++++ DATA

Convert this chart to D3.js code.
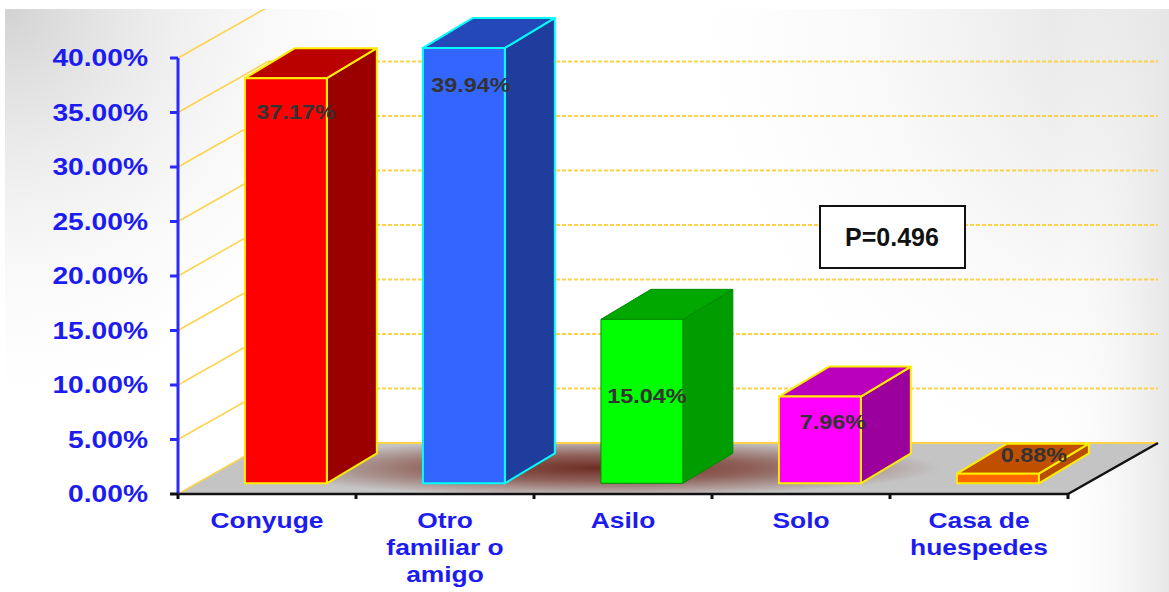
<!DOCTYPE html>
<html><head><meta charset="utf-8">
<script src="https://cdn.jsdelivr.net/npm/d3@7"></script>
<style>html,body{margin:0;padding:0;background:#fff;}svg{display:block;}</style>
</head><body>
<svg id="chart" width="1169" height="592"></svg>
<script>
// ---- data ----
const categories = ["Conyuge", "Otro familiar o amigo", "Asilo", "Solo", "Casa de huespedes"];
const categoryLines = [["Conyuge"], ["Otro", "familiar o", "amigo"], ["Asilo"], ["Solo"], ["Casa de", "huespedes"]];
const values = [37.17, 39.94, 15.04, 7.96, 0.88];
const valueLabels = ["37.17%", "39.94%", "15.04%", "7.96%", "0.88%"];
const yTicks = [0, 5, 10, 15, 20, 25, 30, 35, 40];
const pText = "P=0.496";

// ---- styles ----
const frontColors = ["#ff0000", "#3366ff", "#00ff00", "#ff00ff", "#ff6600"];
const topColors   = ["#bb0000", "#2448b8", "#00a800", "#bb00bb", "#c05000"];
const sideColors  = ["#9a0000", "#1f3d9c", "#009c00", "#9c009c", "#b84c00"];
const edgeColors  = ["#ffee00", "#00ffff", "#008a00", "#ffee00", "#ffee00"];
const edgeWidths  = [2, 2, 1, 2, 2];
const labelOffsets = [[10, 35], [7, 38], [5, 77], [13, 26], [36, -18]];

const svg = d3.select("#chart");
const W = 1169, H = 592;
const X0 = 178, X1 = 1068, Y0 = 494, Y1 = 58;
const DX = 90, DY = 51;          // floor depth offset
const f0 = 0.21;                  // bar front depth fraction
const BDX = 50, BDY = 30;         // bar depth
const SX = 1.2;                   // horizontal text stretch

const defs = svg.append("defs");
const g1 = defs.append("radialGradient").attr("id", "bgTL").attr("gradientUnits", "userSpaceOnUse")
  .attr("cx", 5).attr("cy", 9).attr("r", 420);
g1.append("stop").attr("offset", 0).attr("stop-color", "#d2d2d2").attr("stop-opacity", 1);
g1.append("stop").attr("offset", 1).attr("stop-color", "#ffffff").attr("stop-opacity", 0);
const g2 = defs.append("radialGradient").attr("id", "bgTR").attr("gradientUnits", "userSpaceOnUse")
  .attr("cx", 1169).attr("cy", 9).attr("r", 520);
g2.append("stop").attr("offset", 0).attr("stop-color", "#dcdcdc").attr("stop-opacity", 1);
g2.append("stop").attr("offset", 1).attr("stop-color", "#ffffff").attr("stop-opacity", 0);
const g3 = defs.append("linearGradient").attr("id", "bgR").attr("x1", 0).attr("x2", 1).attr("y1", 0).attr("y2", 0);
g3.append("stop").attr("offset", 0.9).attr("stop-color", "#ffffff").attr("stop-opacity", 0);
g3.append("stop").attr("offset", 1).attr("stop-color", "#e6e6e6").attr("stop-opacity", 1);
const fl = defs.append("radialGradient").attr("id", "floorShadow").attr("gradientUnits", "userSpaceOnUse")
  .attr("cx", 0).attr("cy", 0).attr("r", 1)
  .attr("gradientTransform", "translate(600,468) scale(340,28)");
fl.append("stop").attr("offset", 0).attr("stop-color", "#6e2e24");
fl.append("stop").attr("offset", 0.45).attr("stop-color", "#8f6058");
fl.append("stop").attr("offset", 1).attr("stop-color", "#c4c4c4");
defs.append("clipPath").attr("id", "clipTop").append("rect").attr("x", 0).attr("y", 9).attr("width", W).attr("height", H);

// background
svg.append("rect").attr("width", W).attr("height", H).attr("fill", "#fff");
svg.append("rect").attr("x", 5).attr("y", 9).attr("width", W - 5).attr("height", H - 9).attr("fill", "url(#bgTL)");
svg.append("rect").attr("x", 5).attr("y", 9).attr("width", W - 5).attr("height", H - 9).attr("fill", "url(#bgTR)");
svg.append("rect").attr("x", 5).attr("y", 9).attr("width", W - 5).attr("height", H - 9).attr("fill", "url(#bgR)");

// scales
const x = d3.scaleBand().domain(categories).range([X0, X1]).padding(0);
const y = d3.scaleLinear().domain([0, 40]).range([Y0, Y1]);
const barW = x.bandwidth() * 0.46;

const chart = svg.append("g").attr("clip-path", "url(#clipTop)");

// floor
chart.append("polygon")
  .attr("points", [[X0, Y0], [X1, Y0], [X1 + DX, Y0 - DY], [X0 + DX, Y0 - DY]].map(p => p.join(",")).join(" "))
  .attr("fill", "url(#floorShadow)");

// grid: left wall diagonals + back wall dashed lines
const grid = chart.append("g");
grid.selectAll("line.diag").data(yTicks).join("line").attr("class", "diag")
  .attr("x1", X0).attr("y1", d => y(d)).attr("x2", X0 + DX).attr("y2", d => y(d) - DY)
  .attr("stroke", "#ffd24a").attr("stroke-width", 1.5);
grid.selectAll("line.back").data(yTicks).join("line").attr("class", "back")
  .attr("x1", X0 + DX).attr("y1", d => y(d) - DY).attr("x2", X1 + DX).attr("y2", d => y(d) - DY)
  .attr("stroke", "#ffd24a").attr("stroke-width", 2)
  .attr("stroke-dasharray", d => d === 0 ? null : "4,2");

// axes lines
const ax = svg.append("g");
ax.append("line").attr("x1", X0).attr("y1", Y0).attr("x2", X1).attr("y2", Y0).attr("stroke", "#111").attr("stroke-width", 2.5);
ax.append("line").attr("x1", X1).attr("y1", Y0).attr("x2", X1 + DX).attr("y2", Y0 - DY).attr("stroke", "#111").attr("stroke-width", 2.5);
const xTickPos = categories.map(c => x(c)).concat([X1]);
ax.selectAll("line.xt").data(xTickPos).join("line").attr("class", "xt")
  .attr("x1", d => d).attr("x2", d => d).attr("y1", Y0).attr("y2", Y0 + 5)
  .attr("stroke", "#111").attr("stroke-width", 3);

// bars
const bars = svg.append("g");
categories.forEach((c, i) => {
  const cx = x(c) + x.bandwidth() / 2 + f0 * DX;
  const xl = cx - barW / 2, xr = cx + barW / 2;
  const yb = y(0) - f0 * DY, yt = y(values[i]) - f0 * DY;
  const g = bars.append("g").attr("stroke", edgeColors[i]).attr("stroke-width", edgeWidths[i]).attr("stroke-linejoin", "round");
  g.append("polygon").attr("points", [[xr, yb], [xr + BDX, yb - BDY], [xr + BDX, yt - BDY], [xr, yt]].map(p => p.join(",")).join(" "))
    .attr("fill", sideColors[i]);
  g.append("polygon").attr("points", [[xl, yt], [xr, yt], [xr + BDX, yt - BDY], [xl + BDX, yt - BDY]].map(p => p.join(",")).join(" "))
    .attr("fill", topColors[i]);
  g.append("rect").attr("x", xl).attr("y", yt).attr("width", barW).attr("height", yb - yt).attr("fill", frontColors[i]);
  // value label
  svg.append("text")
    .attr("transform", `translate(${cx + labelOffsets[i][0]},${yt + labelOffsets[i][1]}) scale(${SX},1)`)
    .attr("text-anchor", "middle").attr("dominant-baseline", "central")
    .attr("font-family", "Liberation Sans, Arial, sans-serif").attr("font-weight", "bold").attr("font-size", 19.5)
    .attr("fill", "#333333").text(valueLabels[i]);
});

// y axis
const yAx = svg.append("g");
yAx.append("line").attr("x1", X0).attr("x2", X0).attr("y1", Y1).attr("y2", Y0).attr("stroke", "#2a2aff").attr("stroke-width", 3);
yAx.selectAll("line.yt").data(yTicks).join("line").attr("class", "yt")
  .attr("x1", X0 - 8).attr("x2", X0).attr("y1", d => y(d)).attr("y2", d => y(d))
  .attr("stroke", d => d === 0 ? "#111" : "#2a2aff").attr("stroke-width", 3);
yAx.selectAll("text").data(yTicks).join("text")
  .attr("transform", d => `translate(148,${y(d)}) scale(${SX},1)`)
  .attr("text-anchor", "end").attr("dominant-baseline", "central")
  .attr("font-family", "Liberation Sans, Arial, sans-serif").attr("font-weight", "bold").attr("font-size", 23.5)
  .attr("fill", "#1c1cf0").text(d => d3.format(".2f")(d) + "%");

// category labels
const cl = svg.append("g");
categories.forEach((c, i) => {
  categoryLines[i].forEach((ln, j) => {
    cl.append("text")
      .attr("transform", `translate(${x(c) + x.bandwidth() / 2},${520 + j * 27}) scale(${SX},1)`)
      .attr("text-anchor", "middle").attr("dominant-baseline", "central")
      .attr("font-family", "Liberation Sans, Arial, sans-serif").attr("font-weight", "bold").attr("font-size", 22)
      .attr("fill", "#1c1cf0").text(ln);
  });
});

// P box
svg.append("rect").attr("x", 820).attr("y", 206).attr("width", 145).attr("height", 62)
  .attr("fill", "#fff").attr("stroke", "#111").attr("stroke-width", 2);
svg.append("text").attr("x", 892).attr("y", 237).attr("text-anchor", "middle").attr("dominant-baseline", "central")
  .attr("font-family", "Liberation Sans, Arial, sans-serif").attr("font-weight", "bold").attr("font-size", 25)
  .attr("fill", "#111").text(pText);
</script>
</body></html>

++++++++

THE PROBLEM ::
Up to and including the line containing "const SX = 1.2;", repeat every line from the start of the data, but none of the pictures.

COMPLETE OUTPUT ::
Convert this chart to D3.js code.
<!DOCTYPE html>
<html><head><meta charset="utf-8">
<script src="https://cdn.jsdelivr.net/npm/d3@7"></script>
<style>html,body{margin:0;padding:0;background:#fff;}svg{display:block;}</style>
</head><body>
<svg id="chart" width="1169" height="592"></svg>
<script>
// ---- data ----
const categories = ["Conyuge", "Otro familiar o amigo", "Asilo", "Solo", "Casa de huespedes"];
const categoryLines = [["Conyuge"], ["Otro", "familiar o", "amigo"], ["Asilo"], ["Solo"], ["Casa de", "huespedes"]];
const values = [37.17, 39.94, 15.04, 7.96, 0.88];
const valueLabels = ["37.17%", "39.94%", "15.04%", "7.96%", "0.88%"];
const yTicks = [0, 5, 10, 15, 20, 25, 30, 35, 40];
const pText = "P=0.496";

// ---- styles ----
const frontColors = ["#ff0000", "#3366ff", "#00ff00", "#ff00ff", "#ff6600"];
const topColors   = ["#bb0000", "#2448b8", "#00a800", "#bb00bb", "#c05000"];
const sideColors  = ["#9a0000", "#1f3d9c", "#009c00", "#9c009c", "#b84c00"];
const edgeColors  = ["#ffee00", "#00ffff", "#008a00", "#ffee00", "#ffee00"];
const edgeWidths  = [2, 2, 1, 2, 2];
const labelOffsets = [[10, 35], [7, 38], [5, 77], [13, 26], [36, -18]];

const svg = d3.select("#chart");
const W = 1169, H = 592;
const X0 = 178, X1 = 1068, Y0 = 494, Y1 = 58;
const DX = 90, DY = 51;          // floor depth offset
const f0 = 0.21;                  // bar front depth fraction
const BDX = 50, BDY = 30;         // bar depth
const SX = 1.2;                   // horizontal text stretch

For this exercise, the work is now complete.